Lastly, we concluded the AGM, participated in more Ignite sessions, and had the facilitated wrap-up of the Conference.

We must not gloss over the fact that there are challenges in the worker co-op sector in Canada, and these were raised at the Conference.  One is that there have been several worker co-ops which ceased operating in the past year; in some but not all cases for financial reasons, and several others are struggling.  Another is that we need to do more to promote the worker co-op model. An activity woven through the Conference raised a variety of challenges worker co-ops face, and the most salient ones were around engaging members of worker co-ops. Importantly, it was raised that the worker co-op sector needs to become more diverse and inclusive, notably regarding people of colour.  The Board is seeking creative ways to address all of these challenges. If you have suggestions for CWCF, notably but not only on creating a more inclusive movement, please share them with Hazel Corcoran, hazel@canadianworker.coop.  

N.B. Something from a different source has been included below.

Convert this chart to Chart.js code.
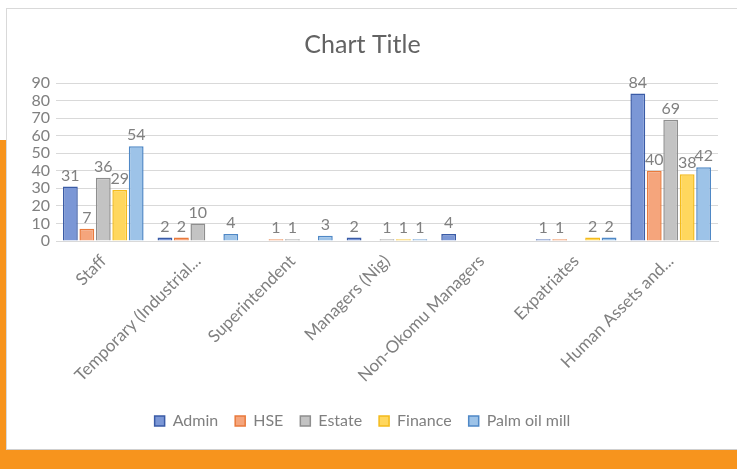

One key follow-up to the Conference in the Atlantic region is that the Atlantic caucus decided it would hold an all-day meeting on December 4th, in Wentworth, Nova Scotia.  There was a strong commitment from worker co-operatives, Saint Mary’s University, and CDR – Acadie to increase the promotion of worker co-operatives and their collaboration with co-operatives to help build resilient communities within a solidarity economy.  If you are in the Atlantic region and wish to participate, please contact: Eric Tusz-King (erictuszking@gmail.com or 506-536-7215).

With all of the learning opportunities (and some opportunities for play), one delegate observed that the conference’s impact would extend beyond 2.5 days — and he was pleased about that. “I often reflect on the value of a conference based on what actions and ideas I want to implement when I get back,” said London Brewing’s David Thuss. “This year’s CWCF Conference far exceeded my expectations as I have so many things to do in the wake of it.  From the inspiring stories of cooperatives all along the spectrum from newly founded to mature, the embracing of Principle 6 by so many in sharing their resources, to the engaging and well-planned sessions each day this Conference has brought a wealth of value back to the London Brewing Co-operative. Things certainly got off on the right foot with the ice-breaker session and there was real community building as the conference focused on participants with the evening planning. I look forward to my next opportunity to visit with many of the new contacts I have in the larger worker co-operative community in Canada.”

Amy Proven of Sun Certified Co-op reflected that, “Being a co-op has had many struggles. Our business of building sustainable structures is a constant uphill battle, so I attended the workshops on Conflict/Human Resources and Money management. My observation was, no matter what the business of the co-op, we all face many of the same struggles across Canada.  Bringing the worker co-ops together to talk and learn about our various experiences is very important for our morale and learning. We are not alone. Now we have many contacts from coast to coast and a network of other co-ops that we can reach out to.”